The order of the Directorate of Revenue Intelligence’s adjudicating authority to strike down all proceedings launched by the DRI against two Adani Group firms in a power equipment overvaluation case of nearly Rs 4,000 crore is “erroneous, illegal and improper not only in law but also on facts”, according to the Customs department.
In an appeal filed at the Customs, Excise and Service Tax Appellate Tribunal (CESTAT) in Mumbai on November 28, the department claimed that the adjudication order “suffers from several contradictions which indicate either total non-application of mind or recklesness in passing of the order”.
It alleged that “…the manner in which the adjudicating authority has gone on to describe an otherwise dubious contract process in glowing terms as transparent, independent and good corporate governance practice… only points at eagerness and bias on the part of adjudicating authority to justify overvaluation ignoring facts to the contrary”.
On August 22, 2017, the DRI’s adjudicating authority, K V S Singh, dropped all charges filed by the agency against Adani Power Maharashtra Ltd (APML) and Adani Power Rajasthan Ltd (APRL) for allegedly inflating the total declared value of the goods imported under power and infrastructure heads, which attracts zero or less than 5 per cent duty, to the extent of Rs 3,974.12 crore. The decision came after the DRI alleged that the goods — power generation and transmission equipment — imported by APML and APRL in 2009 and 2010 were shipped directly to India by the original equipment manufacturers (OEMs) based in China and South Korea, while the documents were routed through an intermediary entity, Electrogen Infra FZE, UAE (EIF), created in Dubai.
The actual invoice value of the OEM was remitted to the supplier while the inflated extra amount was sent to accounts of the parent company of EIF in Mauritius, the DRI had claimed. According to the DRI, EIF was “owned and controlled” by Vinod Shantilal Adani, the eldest of the Adani brothers. The DRI has alleged that the Adani firms transacted with EIF, a related party, to siphon off money abroad.
The Customs appeal disputed one of the crucial findings of the adjudication order, which had accepted the 220 per cent mark-up of the imports by the two Adani firms, stating that the contract price between APML/APRL and EIF has been arrived at independently through international competitive bidding.
The Customs appeal has alleged that the international competitive bidding was a “sham process”. It claimed that EIF had signed the contracts with the OEM — Shanghai Electric Company — in July 2009 nearly two months before the global tender for Tiroda Plant of APML was floated in September 2009.
Similarly, the appeal alleged that in the case of Kawai power plant of APRL, EIF had signed the contract with the OEM in November 2009, 12 days ahead of submitting the bid through the international competitive bidding process.
The Customs appeal also said that Singh’s view, that the transactions of APRL and APML with EIF were conducted at arm’s length on the basis of an assessment order of the Income Tax authority, is “not legal”. The appeal argued that the definition of associated enterprises under income-tax norms is “incomparable” with the related party concept under the Customs Act.

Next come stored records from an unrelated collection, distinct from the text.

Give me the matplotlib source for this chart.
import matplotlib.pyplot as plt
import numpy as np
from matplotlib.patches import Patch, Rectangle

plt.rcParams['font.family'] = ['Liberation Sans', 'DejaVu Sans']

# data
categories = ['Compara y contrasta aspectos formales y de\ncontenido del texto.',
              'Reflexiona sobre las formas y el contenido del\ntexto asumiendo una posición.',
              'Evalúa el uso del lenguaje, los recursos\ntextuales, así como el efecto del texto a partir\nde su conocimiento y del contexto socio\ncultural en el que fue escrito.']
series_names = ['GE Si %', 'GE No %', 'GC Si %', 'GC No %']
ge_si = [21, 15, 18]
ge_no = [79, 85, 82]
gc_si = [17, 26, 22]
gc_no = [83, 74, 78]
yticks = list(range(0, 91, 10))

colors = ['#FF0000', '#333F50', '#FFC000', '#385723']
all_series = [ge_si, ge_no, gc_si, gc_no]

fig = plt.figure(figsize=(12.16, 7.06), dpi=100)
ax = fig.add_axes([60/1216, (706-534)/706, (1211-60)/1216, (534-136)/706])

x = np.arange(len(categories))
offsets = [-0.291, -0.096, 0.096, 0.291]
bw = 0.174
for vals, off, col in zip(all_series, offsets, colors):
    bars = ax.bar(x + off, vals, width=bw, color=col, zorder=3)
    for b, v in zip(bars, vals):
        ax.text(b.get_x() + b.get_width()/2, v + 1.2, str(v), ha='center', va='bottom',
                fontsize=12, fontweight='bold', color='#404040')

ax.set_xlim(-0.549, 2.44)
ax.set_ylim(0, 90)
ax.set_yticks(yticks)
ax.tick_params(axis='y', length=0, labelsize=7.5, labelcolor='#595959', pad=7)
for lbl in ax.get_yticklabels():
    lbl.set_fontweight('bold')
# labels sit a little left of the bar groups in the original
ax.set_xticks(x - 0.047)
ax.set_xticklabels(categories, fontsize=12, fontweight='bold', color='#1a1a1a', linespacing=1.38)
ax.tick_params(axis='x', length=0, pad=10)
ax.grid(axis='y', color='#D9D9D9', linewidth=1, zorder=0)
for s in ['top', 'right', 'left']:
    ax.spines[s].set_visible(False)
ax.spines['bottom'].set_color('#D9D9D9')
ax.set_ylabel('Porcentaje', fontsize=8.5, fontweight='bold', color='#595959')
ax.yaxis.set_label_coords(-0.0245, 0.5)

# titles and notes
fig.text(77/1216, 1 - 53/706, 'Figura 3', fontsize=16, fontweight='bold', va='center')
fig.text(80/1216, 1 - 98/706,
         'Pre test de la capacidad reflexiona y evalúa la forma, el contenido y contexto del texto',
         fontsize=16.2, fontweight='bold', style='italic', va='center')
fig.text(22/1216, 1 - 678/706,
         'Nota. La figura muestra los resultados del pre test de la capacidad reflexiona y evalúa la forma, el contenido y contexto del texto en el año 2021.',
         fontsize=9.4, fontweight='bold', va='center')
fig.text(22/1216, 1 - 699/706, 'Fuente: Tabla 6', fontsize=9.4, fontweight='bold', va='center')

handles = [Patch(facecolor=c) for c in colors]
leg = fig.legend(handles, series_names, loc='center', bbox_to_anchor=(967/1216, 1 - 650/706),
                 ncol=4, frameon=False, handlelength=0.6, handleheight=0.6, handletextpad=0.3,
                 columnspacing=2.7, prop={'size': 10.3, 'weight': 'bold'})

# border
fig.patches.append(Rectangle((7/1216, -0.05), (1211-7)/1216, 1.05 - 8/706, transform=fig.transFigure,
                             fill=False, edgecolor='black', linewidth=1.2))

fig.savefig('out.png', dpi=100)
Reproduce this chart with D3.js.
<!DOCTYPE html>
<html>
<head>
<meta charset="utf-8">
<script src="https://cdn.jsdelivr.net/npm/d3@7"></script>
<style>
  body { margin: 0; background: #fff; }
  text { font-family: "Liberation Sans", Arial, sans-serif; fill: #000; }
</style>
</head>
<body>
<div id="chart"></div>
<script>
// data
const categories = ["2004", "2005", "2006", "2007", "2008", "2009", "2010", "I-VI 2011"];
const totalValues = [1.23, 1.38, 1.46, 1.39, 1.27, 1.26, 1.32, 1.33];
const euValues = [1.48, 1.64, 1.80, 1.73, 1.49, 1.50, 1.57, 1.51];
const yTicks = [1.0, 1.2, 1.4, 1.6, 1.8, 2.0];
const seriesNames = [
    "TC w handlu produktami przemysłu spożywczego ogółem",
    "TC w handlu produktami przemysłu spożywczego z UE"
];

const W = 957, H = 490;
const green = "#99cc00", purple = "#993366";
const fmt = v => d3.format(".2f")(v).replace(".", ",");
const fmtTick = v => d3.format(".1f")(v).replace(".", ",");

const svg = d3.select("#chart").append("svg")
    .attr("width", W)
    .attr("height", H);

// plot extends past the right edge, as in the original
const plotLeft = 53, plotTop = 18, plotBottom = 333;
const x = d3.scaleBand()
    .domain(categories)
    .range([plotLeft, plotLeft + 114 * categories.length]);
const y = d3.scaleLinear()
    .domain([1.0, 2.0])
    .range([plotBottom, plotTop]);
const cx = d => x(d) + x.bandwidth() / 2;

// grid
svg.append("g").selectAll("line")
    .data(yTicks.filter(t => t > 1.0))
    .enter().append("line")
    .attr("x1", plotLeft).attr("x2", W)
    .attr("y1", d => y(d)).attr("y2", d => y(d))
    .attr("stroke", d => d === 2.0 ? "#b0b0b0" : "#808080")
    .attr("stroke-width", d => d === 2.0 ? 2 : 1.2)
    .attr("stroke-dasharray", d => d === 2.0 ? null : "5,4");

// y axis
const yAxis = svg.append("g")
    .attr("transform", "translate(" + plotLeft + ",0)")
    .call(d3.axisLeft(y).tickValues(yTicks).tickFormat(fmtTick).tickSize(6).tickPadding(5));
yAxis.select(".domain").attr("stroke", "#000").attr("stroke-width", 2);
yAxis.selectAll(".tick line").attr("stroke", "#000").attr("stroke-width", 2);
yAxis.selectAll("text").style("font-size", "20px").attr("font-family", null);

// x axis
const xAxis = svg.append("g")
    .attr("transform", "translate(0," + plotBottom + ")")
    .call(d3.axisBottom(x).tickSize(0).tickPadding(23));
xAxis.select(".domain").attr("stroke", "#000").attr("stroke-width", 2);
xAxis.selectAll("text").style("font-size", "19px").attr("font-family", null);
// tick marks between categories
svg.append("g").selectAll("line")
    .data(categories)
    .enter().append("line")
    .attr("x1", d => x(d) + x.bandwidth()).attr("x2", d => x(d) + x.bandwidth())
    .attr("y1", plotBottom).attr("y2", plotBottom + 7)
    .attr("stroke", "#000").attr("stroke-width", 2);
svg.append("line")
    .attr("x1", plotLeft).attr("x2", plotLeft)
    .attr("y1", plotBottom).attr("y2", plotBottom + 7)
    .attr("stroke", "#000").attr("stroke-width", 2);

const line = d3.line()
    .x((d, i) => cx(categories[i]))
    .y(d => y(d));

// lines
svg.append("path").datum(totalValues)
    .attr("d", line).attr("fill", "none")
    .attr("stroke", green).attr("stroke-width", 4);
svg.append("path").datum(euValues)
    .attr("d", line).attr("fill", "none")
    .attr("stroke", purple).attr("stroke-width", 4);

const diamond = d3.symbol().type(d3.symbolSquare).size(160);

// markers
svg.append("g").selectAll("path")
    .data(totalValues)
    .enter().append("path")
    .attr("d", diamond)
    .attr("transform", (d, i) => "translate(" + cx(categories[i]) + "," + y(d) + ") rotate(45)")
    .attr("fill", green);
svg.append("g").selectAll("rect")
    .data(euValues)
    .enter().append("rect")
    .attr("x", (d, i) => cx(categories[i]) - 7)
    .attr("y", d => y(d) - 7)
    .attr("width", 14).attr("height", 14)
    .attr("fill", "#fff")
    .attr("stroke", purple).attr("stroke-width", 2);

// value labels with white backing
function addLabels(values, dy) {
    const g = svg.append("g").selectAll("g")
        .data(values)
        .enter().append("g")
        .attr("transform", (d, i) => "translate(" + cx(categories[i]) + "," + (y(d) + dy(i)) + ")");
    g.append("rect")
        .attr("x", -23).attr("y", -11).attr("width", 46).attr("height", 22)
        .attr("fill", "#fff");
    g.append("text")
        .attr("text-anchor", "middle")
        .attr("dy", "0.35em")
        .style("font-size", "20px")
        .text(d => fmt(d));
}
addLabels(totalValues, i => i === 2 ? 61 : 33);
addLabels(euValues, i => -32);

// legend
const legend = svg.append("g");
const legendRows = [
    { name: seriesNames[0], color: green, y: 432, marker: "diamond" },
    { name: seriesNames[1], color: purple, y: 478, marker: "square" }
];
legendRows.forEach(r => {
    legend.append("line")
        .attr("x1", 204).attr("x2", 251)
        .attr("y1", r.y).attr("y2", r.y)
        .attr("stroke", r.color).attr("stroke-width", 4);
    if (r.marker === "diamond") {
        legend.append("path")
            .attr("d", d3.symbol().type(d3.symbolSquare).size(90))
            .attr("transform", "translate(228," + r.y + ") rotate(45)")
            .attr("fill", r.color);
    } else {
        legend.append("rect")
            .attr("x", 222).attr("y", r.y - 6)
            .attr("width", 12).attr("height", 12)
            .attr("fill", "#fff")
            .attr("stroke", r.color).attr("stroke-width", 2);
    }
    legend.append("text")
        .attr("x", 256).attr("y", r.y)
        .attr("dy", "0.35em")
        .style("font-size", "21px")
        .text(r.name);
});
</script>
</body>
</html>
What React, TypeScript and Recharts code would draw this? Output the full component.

It stated that the Customs Act 1962, and the valuation rules deal with each individual transaction involving import of goods between a related party and relatable costs and services. The Income Tax Act 1961, it said, deals with all transactions of goods and services between associated enterprises having an influence on overall profit or expenditure of an assessee under the income tax.
“In related party transaction, an enterprise may be charged for under-valuation or over-valuation of goods in a transaction but the same enterprise may pass the test under the Income Tax Act 1961 for not having biased profit and expenditure between associated enterprises and vice versa. The mode, manner and procedure for assessment of actual transaction between related party under the Customs Act 1962 cannot be equated with the benchmarking method of the Income Tax Act,” the Customs appeal argued.
The appeal alleged that EIF, APML and APRL failed to produce evidence to support the UAE entity’s credentials as a genuine bidder having prior experience of executing Engineering Procurement and Construction (EPC) contracts. It also claimed that the contracts between EIF and the two Adani firms were “equipment supply contracts and not EPC contracts”. When contacted, an official spokesperson of the Adani Group declined to respond in detail to a questionnaire sent by The Indian Express on the allegations levelled by the Customs department in its appeal.
In an emailed statement, the spokesperson said: “The Adjudicating Authority after dealing with in detail the show cause notice (SCN), set aside all the allegations and dropped the SCN against APML & APRL. It has been held by the Adjudicating Authority that all the imports were genuine, being undertaken at arm’s length, and concluded that the value declared is correct and the value (is) not required to be redetermined. Please note that the subject order demonstrates that we have complied with the applicable laws and the transactions are conducted within the framework of law. Since the matter is currently sub-judice before the Hon’ble Appellate Tribunal, Mumbai, we cannot offer any detailed explanation at this point of time.”